Inside the secretive world of the people who put the flavour in our food.

Peter Munro

Julie Mitchell: 'Inevitably, every packet of food you get from the supermarket will have flavour in it.'
Julie Mitchell: 'Inevitably, every packet of food you get from the supermarket will have flavour in it.'William Meppem

Nothing is as it seems inside the secretive world of flavour-making. It's a multibillion-dollar industry that has a hand in almost everything we eat, from packet mixes to bottled sauces, spreads, sweets and drinks. An estimated 90 per cent of supermarket products start life in a laboratory, where scientists in white coats use complex chemical formulas to recreate the flavours of oranges, raspberries, ''barbecue'' or, bizarrely, clouds, while going nowhere near the real thing.
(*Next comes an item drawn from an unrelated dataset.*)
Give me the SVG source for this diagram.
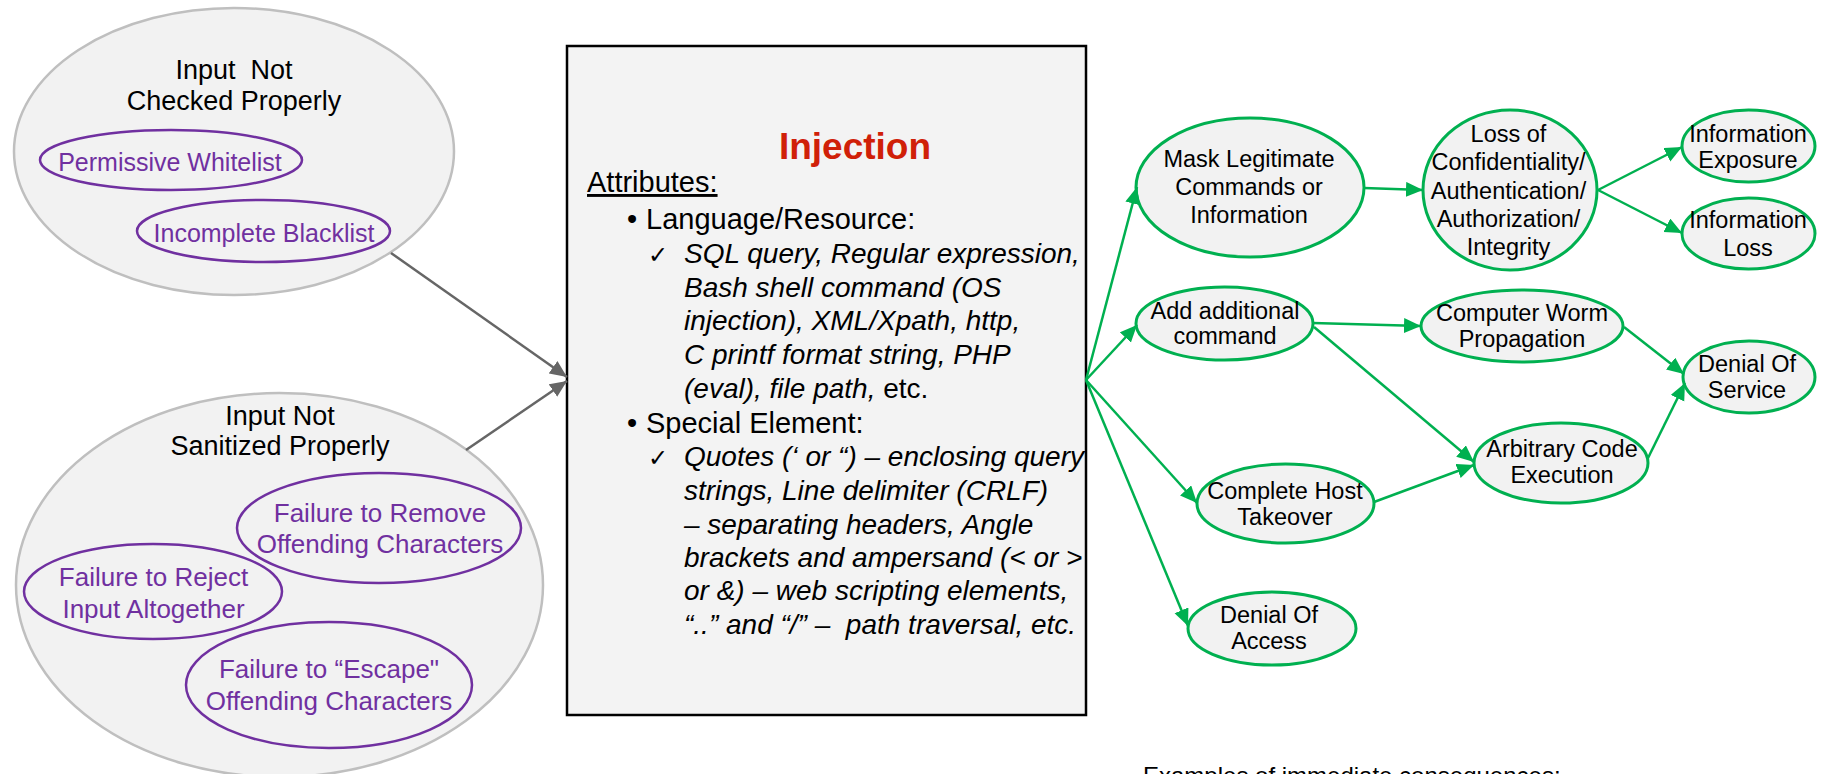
<svg xmlns="http://www.w3.org/2000/svg" width="1824" height="774" viewBox="0 0 1824 774">
  <style>
    text { font-family: "Liberation Sans", Arial, sans-serif; fill: #000; }
    .cause { fill: #f2f2f2; stroke: #bfbfbf; stroke-width: 2.5; }
    .sub { fill: none; stroke: #7030a0; stroke-width: 2.5; }
    .causeTxt { font-size: 27px; text-anchor: middle; white-space: pre; }
    .subTxt { font-size: 26px; text-anchor: middle; fill: #7030a0; }
    .cons { fill: #f2f2f2; stroke: #00b050; stroke-width: 3; }
    .consTxt { font-size: 23.5px; text-anchor: middle; }
    .box { fill: #f3f3f3; stroke: #000; stroke-width: 2.5; }
    .title { font-size: 37px; font-weight: bold; fill: #d02008; text-anchor: middle; }
    .lvl0 { font-size: 29px; }
    .lvl1 { font-size: 29px; }
    .lvl2 { font-size: 28px; font-style: italic; white-space: pre; }
    .plain { font-style: normal; }
    .check { font-size: 24px; font-family: "DejaVu Sans", sans-serif; }
    .grayLink { stroke: #666; stroke-width: 2.5; fill: none; marker-end: url(#arrowGray); }
    .greenLink { stroke: #00b050; stroke-width: 2.5; fill: none; marker-end: url(#arrowGreen); }
  </style>
  <defs>
    <marker id="arrowGray" markerUnits="userSpaceOnUse" markerWidth="18" markerHeight="16" refX="17" refY="7.5" orient="auto">
      <path d="M0,0 L17,7.5 L0,15 z" fill="#666"/>
    </marker>
    <marker id="arrowGreen" markerUnits="userSpaceOnUse" markerWidth="18" markerHeight="16" refX="17" refY="7.5" orient="auto">
      <path d="M0,0 L17,7.5 L0,15 z" fill="#00b050"/>
    </marker>
  </defs>

  <!-- causes -->
  <g id="input-not-checked">
    <ellipse class="cause" cx="234" cy="151.5" rx="220" ry="143.5"/>
    <text class="causeTxt" x="234" y="79">Input  Not</text>
    <text class="causeTxt" x="234" y="110">Checked Properly</text>
  </g>
  <g id="permissive-whitelist">
    <ellipse class="sub" cx="171" cy="160" rx="131" ry="30"/>
    <text class="subTxt" style="font-size:25px" x="170" y="171">Permissive Whitelist</text>
  </g>
  <g id="incomplete-blacklist">
    <ellipse class="sub" cx="263.5" cy="231" rx="126.5" ry="31"/>
    <text class="subTxt" style="font-size:25px" x="264" y="242">Incomplete Blacklist</text>
  </g>

  <g id="input-not-sanitized">
    <ellipse class="cause" cx="279.5" cy="585" rx="263.5" ry="192"/>
    <text class="causeTxt" x="280" y="425">Input Not</text>
    <text class="causeTxt" x="280" y="455">Sanitized Properly</text>
  </g>
  <g id="failure-remove">
    <ellipse class="sub" cx="379" cy="528" rx="142" ry="55"/>
    <text class="subTxt" x="380" y="522">Failure to Remove</text>
    <text class="subTxt" x="380" y="553">Offending Characters</text>
  </g>
  <g id="failure-reject">
    <ellipse class="sub" cx="153" cy="591.5" rx="129" ry="47.5"/>
    <text class="subTxt" x="153.5" y="586">Failure to Reject</text>
    <text class="subTxt" x="153.5" y="618">Input Altogether</text>
  </g>
  <g id="failure-escape">
    <ellipse class="sub" cx="329" cy="685" rx="143" ry="63"/>
    <text class="subTxt" x="329" y="678">Failure to “Escape"</text>
    <text class="subTxt" x="329" y="710">Offending Characters</text>
  </g>

  <!-- weakness box -->
  <g id="injection">
    <rect class="box" x="567" y="46" width="519" height="669"/>
    <text class="title" x="855" y="159">Injection</text>
    <text class="lvl0" x="587" y="192" text-decoration="underline">Attributes:</text>
    <text class="lvl1" x="627" y="229">•</text>
    <text class="lvl1" x="646" y="229">Language/Resource:</text>
    <text class="check" x="648" y="263">✓</text>
    <text class="lvl2" x="684" y="263">SQL query, Regular expression,</text>
    <text class="lvl2" x="684" y="297">Bash shell command (OS</text>
    <text class="lvl2" x="684" y="330">injection), XML/Xpath, http,</text>
    <text class="lvl2" x="684" y="364">C printf format string, PHP</text>
    <text class="lvl2" x="684" y="398">(eval), file path,<tspan class="plain"> etc.</tspan></text>
    <text class="lvl1" x="627" y="433">•</text>
    <text class="lvl1" x="646" y="433">Special Element:</text>
    <text class="check" x="648" y="466">✓</text>
    <text class="lvl2" x="684" y="466">Quotes (‘ or “) – enclosing query</text>
    <text class="lvl2" x="684" y="500">strings, Line delimiter (CRLF)</text>
    <text class="lvl2" x="684" y="534">– separating headers, Angle</text>
    <text class="lvl2" x="684" y="567">brackets and ampersand (&lt; or &gt;</text>
    <text class="lvl2" x="684" y="600">or &amp;) – web scripting elements,</text>
    <text class="lvl2" x="684" y="634">“..” and “/” –  path traversal, etc.</text>
  </g>

  <!-- consequences -->
  <g id="mask-legitimate">
    <ellipse class="cons" cx="1250" cy="187.5" rx="114" ry="69.5"/>
    <text class="consTxt" x="1249" y="167">Mask Legitimate</text>
    <text class="consTxt" x="1249" y="195">Commands or</text>
    <text class="consTxt" x="1249" y="223">Information</text>
  </g>
  <g id="loss-of-cia">
    <ellipse class="cons" cx="1510" cy="190" rx="87" ry="80"/>
    <text class="consTxt" x="1508.5" y="142">Loss of</text>
    <text class="consTxt" x="1508.5" y="170">Confidentiality/</text>
    <text class="consTxt" x="1508.5" y="198.5">Authentication/</text>
    <text class="consTxt" x="1508.5" y="227">Authorization/</text>
    <text class="consTxt" x="1508.5" y="255">Integrity</text>
  </g>
  <g id="information-exposure">
    <ellipse class="cons" cx="1748.5" cy="146" rx="66.5" ry="36"/>
    <text class="consTxt" x="1748" y="142">Information</text>
    <text class="consTxt" x="1748" y="168">Exposure</text>
  </g>
  <g id="information-loss">
    <ellipse class="cons" cx="1748.5" cy="233.5" rx="66.5" ry="35.5"/>
    <text class="consTxt" x="1748" y="228">Information</text>
    <text class="consTxt" x="1748" y="256">Loss</text>
  </g>
  <g id="add-command">
    <ellipse class="cons" cx="1224.5" cy="323.5" rx="88.5" ry="36.5"/>
    <text class="consTxt" x="1225" y="319">Add additional</text>
    <text class="consTxt" x="1225" y="344">command</text>
  </g>
  <g id="worm-propagation">
    <ellipse class="cons" cx="1522" cy="326" rx="101" ry="36"/>
    <text class="consTxt" x="1522" y="321">Computer Worm</text>
    <text class="consTxt" x="1522" y="347">Propagation</text>
  </g>
  <g id="denial-of-service">
    <ellipse class="cons" cx="1749" cy="377" rx="66" ry="36"/>
    <text class="consTxt" x="1747" y="372">Denial Of</text>
    <text class="consTxt" x="1747" y="398">Service</text>
  </g>
  <g id="arbitrary-code">
    <ellipse class="cons" cx="1561" cy="463" rx="87" ry="40"/>
    <text class="consTxt" x="1562" y="457">Arbitrary Code</text>
    <text class="consTxt" x="1562" y="483">Execution</text>
  </g>
  <g id="host-takeover">
    <ellipse class="cons" cx="1285.5" cy="503.5" rx="88.5" ry="39.5"/>
    <text class="consTxt" x="1285" y="499">Complete Host</text>
    <text class="consTxt" x="1285" y="525">Takeover</text>
  </g>
  <g id="denial-of-access">
    <ellipse class="cons" cx="1272" cy="628.5" rx="84" ry="36.5"/>
    <text class="consTxt" x="1269" y="623">Denial Of</text>
    <text class="consTxt" x="1269" y="649">Access</text>
  </g>

  <g id="caption">
    <text x="1143" y="784" style="font-size:24px">Examples of immediate consequences:</text>
  </g>

  <!-- connectors -->
  <g id="connectors">
    <line class="grayLink" x1="391" y1="253" x2="567" y2="377"/>
    <line class="grayLink" x1="466" y1="450" x2="567" y2="381"/>

    <line class="greenLink" x1="1086" y1="380" x2="1137" y2="187"/>
    <line class="greenLink" x1="1086" y1="380" x2="1137" y2="325"/>
    <line class="greenLink" x1="1086" y1="380" x2="1197" y2="503"/>
    <line class="greenLink" x1="1086" y1="380" x2="1188" y2="626"/>
    <line class="greenLink" x1="1364" y1="188" x2="1423" y2="190"/>
    <line class="greenLink" x1="1598" y1="190" x2="1682" y2="147"/>
    <line class="greenLink" x1="1598" y1="190" x2="1682" y2="233"/>
    <line class="greenLink" x1="1313" y1="323" x2="1421" y2="326"/>
    <line class="greenLink" x1="1314" y1="327" x2="1474" y2="462"/>
    <line class="greenLink" x1="1374" y1="502" x2="1474" y2="465"/>
    <line class="greenLink" x1="1624" y1="327" x2="1684" y2="374"/>
    <line class="greenLink" x1="1648" y1="458" x2="1685" y2="383"/>
  </g>
</svg>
A glimpse behind the veil of the flavour-making industry is rare. Few are allowed inside the fluorescent-lit labs, where all things natural and unnatural are conceived, measured and mixed for our tasting pleasure.

In one such laboratory, on Sydney's northern beaches, senior flavourist Julie Mitchell opens a little bottle labelled ''energy flavour''. Hundreds of similar sepia-coloured containers line the white shelves, containing flavours for cherries, peach, lemon and cola. Curiouser still are concoctions labelled ''fruit flavour'', ''vanilla custard flavour'', ''whiskey flavour'' and ''alcohol booster flavour''.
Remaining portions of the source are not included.